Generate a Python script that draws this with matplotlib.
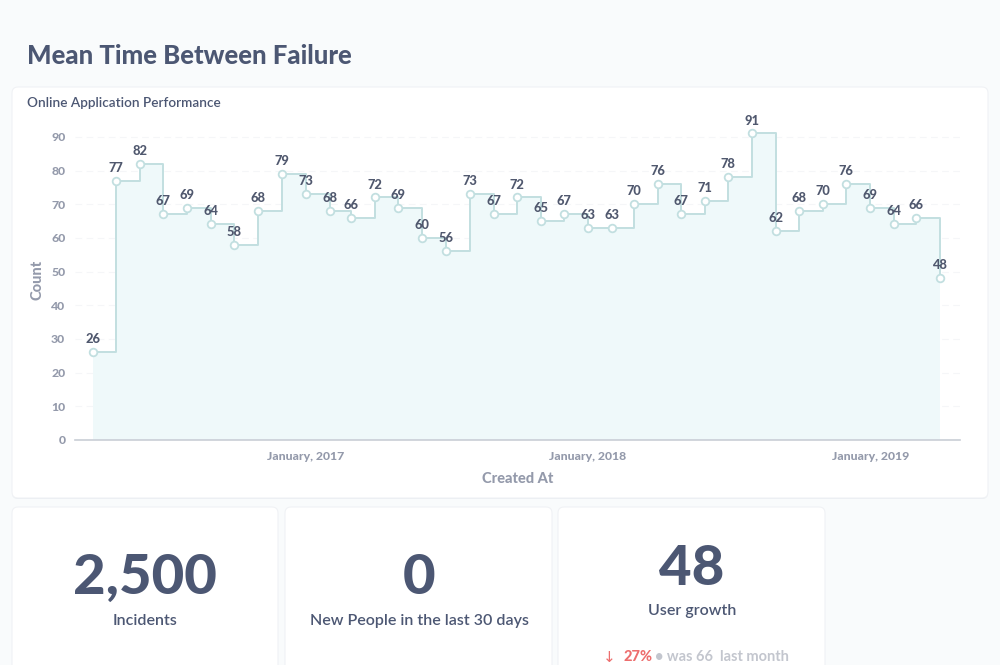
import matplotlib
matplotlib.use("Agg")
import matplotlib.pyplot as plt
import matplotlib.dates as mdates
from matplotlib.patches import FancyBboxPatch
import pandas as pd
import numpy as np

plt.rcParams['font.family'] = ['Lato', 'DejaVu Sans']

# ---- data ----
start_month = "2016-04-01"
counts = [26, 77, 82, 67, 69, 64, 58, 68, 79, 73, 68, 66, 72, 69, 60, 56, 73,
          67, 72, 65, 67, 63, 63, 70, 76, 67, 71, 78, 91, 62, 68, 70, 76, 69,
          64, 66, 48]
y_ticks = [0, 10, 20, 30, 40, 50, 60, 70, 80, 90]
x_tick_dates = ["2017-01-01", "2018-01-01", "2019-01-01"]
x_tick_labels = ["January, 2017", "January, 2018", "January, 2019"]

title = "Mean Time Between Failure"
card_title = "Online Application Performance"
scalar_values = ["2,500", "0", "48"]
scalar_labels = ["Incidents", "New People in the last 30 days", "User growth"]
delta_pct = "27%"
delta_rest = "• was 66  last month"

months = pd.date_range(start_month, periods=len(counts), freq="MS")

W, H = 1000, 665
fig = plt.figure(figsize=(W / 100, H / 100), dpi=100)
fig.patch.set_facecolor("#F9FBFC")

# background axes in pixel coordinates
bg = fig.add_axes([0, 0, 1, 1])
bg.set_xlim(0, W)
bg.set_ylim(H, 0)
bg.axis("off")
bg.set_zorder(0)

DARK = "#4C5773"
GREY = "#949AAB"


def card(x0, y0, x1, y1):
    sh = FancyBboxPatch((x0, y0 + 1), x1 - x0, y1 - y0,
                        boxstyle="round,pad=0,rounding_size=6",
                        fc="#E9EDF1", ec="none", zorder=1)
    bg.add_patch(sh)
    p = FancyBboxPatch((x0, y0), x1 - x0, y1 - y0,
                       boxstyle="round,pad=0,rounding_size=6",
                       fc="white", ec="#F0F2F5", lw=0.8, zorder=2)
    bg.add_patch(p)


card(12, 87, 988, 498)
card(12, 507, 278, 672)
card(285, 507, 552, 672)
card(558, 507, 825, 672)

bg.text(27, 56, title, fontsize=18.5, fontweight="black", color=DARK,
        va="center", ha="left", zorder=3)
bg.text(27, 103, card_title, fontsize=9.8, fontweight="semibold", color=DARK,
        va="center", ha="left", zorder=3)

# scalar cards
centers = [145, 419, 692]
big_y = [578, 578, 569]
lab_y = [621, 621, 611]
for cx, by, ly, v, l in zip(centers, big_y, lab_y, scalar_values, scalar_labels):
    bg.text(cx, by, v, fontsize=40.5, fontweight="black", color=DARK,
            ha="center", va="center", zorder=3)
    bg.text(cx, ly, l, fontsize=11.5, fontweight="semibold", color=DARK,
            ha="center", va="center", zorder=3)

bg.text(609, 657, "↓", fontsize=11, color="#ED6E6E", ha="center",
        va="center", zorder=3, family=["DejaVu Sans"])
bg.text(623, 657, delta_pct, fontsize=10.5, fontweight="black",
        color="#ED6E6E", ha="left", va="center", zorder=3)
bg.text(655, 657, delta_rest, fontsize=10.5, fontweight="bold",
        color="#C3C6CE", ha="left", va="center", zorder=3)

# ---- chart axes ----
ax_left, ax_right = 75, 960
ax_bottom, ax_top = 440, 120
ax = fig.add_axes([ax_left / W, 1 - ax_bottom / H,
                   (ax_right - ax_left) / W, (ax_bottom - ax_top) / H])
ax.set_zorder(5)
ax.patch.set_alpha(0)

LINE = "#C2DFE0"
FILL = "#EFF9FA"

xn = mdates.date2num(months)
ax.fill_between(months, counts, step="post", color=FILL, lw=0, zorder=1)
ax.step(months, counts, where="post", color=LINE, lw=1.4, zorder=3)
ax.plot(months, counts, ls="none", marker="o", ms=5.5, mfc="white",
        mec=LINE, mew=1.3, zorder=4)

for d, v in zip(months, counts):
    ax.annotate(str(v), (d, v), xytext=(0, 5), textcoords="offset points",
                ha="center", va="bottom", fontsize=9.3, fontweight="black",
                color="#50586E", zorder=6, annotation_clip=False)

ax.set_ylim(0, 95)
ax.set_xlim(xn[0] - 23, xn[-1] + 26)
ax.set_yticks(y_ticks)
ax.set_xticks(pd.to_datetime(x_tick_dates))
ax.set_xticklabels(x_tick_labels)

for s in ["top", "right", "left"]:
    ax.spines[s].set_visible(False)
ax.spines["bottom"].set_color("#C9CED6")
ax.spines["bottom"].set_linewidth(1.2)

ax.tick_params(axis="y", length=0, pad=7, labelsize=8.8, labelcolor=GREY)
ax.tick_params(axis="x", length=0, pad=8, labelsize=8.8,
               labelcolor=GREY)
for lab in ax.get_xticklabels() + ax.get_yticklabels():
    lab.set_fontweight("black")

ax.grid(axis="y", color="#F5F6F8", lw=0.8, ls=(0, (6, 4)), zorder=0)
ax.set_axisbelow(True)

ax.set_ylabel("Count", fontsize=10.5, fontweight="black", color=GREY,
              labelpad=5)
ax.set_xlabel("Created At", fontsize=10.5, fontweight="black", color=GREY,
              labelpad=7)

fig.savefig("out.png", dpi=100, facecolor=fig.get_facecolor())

┄┄┄┄┄┄

**DO THIS**
Gather every line containing the word "matplotlib" and copy it.

**TASK OUTPUT**
Generate a Python script that draws this with matplotlib.
import matplotlib
matplotlib.use("Agg")
import matplotlib.pyplot as plt
import matplotlib.dates as mdates
from matplotlib.patches import FancyBboxPatch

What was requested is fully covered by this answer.